[BEGIN Available data]

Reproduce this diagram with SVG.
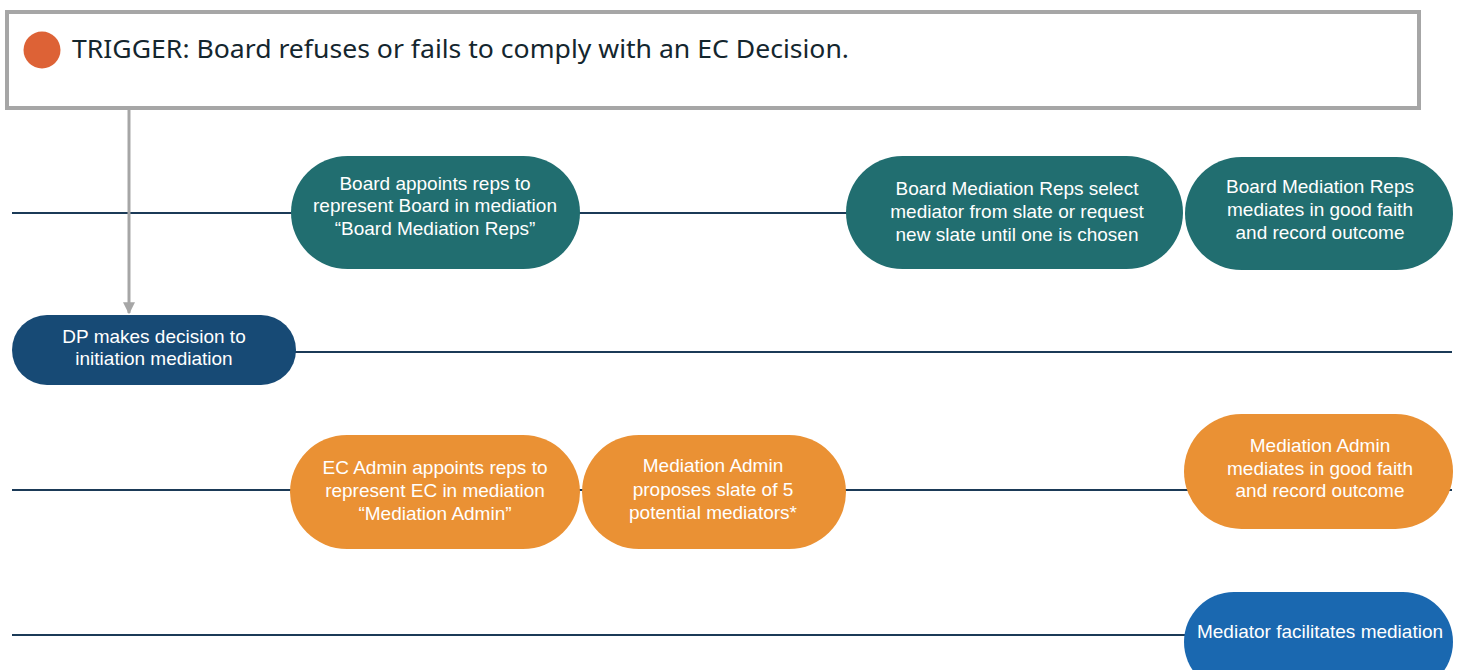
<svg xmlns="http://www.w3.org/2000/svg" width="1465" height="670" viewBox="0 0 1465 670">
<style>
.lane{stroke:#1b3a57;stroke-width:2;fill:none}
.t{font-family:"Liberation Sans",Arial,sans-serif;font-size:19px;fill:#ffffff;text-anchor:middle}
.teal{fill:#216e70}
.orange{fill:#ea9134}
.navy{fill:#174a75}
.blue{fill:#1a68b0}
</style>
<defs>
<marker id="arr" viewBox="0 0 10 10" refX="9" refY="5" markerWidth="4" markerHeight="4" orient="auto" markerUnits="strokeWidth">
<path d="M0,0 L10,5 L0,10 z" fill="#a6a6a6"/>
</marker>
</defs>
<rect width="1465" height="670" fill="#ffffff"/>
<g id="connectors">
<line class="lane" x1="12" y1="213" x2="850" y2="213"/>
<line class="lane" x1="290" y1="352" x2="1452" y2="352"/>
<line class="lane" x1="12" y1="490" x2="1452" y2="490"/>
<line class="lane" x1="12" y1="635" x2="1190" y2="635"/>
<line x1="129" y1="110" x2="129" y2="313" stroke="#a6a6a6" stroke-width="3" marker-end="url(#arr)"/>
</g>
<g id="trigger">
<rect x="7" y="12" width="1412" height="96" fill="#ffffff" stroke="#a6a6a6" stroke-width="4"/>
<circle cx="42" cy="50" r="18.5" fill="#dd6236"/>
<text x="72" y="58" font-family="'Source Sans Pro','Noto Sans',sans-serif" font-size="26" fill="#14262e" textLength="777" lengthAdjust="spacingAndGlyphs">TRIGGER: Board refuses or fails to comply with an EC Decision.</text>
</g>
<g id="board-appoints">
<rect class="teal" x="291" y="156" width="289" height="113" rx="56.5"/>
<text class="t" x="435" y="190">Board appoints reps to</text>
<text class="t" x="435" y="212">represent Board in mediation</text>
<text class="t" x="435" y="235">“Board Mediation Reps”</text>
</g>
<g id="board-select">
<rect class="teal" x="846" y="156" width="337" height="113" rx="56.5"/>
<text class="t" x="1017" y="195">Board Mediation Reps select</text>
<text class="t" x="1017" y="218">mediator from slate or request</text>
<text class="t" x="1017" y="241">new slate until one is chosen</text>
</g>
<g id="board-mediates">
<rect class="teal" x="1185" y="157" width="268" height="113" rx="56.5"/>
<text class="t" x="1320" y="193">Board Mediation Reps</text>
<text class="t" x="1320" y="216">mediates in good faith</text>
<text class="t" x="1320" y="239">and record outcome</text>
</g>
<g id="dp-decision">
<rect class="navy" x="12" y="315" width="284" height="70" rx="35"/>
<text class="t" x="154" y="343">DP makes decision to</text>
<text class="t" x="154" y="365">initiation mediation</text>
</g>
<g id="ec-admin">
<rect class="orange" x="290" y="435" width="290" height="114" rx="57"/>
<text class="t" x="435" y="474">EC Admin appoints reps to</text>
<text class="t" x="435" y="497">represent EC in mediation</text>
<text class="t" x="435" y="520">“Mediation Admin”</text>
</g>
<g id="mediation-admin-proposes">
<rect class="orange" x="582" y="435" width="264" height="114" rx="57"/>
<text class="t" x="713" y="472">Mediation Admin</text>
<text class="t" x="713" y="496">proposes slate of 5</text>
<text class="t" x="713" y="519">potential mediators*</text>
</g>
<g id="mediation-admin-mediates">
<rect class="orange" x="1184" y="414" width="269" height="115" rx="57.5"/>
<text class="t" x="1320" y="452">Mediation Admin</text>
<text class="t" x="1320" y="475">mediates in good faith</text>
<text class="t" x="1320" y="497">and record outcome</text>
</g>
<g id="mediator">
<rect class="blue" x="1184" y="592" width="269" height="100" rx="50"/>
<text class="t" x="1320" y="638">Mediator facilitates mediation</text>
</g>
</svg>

[END Available data]

* **Exercise brief**
Make an exact copy of the data, leaving its pictures out.

* **Solution for this problem**
Reproduce this diagram with SVG.
<svg xmlns="http://www.w3.org/2000/svg" width="1465" height="670" viewBox="0 0 1465 670">
<style>
.lane{stroke:#1b3a57;stroke-width:2;fill:none}
.t{font-family:"Liberation Sans",Arial,sans-serif;font-size:19px;fill:#ffffff;text-anchor:middle}
.teal{fill:#216e70}
.orange{fill:#ea9134}
.navy{fill:#174a75}
.blue{fill:#1a68b0}
</style>
<defs>
<marker id="arr" viewBox="0 0 10 10" refX="9" refY="5" markerWidth="4" markerHeight="4" orient="auto" markerUnits="strokeWidth">
<path d="M0,0 L10,5 L0,10 z" fill="#a6a6a6"/>
</marker>
</defs>
<rect width="1465" height="670" fill="#ffffff"/>
<g id="connectors">
<line class="lane" x1="12" y1="213" x2="850" y2="213"/>
<line class="lane" x1="290" y1="352" x2="1452" y2="352"/>
<line class="lane" x1="12" y1="490" x2="1452" y2="490"/>
<line class="lane" x1="12" y1="635" x2="1190" y2="635"/>
<line x1="129" y1="110" x2="129" y2="313" stroke="#a6a6a6" stroke-width="3" marker-end="url(#arr)"/>
</g>
<g id="trigger">
<rect x="7" y="12" width="1412" height="96" fill="#ffffff" stroke="#a6a6a6" stroke-width="4"/>
<circle cx="42" cy="50" r="18.5" fill="#dd6236"/>
<text x="72" y="58" font-family="'Source Sans Pro','Noto Sans',sans-serif" font-size="26" fill="#14262e" textLength="777" lengthAdjust="spacingAndGlyphs">TRIGGER: Board refuses or fails to comply with an EC Decision.</text>
</g>
<g id="board-appoints">
<rect class="teal" x="291" y="156" width="289" height="113" rx="56.5"/>
<text class="t" x="435" y="190">Board appoints reps to</text>
<text class="t" x="435" y="212">represent Board in mediation</text>
<text class="t" x="435" y="235">“Board Mediation Reps”</text>
</g>
<g id="board-select">
<rect class="teal" x="846" y="156" width="337" height="113" rx="56.5"/>
<text class="t" x="1017" y="195">Board Mediation Reps select</text>
<text class="t" x="1017" y="218">mediator from slate or request</text>
<text class="t" x="1017" y="241">new slate until one is chosen</text>
</g>
<g id="board-mediates">
<rect class="teal" x="1185" y="157" width="268" height="113" rx="56.5"/>
<text class="t" x="1320" y="193">Board Mediation Reps</text>
<text class="t" x="1320" y="216">mediates in good faith</text>
<text class="t" x="1320" y="239">and record outcome</text>
</g>
<g id="dp-decision">
<rect class="navy" x="12" y="315" width="284" height="70" rx="35"/>
<text class="t" x="154" y="343">DP makes decision to</text>
<text class="t" x="154" y="365">initiation mediation</text>
</g>
<g id="ec-admin">
<rect class="orange" x="290" y="435" width="290" height="114" rx="57"/>
<text class="t" x="435" y="474">EC Admin appoints reps to</text>
<text class="t" x="435" y="497">represent EC in mediation</text>
<text class="t" x="435" y="520">“Mediation Admin”</text>
</g>
<g id="mediation-admin-proposes">
<rect class="orange" x="582" y="435" width="264" height="114" rx="57"/>
<text class="t" x="713" y="472">Mediation Admin</text>
<text class="t" x="713" y="496">proposes slate of 5</text>
<text class="t" x="713" y="519">potential mediators*</text>
</g>
<g id="mediation-admin-mediates">
<rect class="orange" x="1184" y="414" width="269" height="115" rx="57.5"/>
<text class="t" x="1320" y="452">Mediation Admin</text>
<text class="t" x="1320" y="475">mediates in good faith</text>
<text class="t" x="1320" y="497">and record outcome</text>
</g>
<g id="mediator">
<rect class="blue" x="1184" y="592" width="269" height="100" rx="50"/>
<text class="t" x="1320" y="638">Mediator facilitates mediation</text>
</g>
</svg>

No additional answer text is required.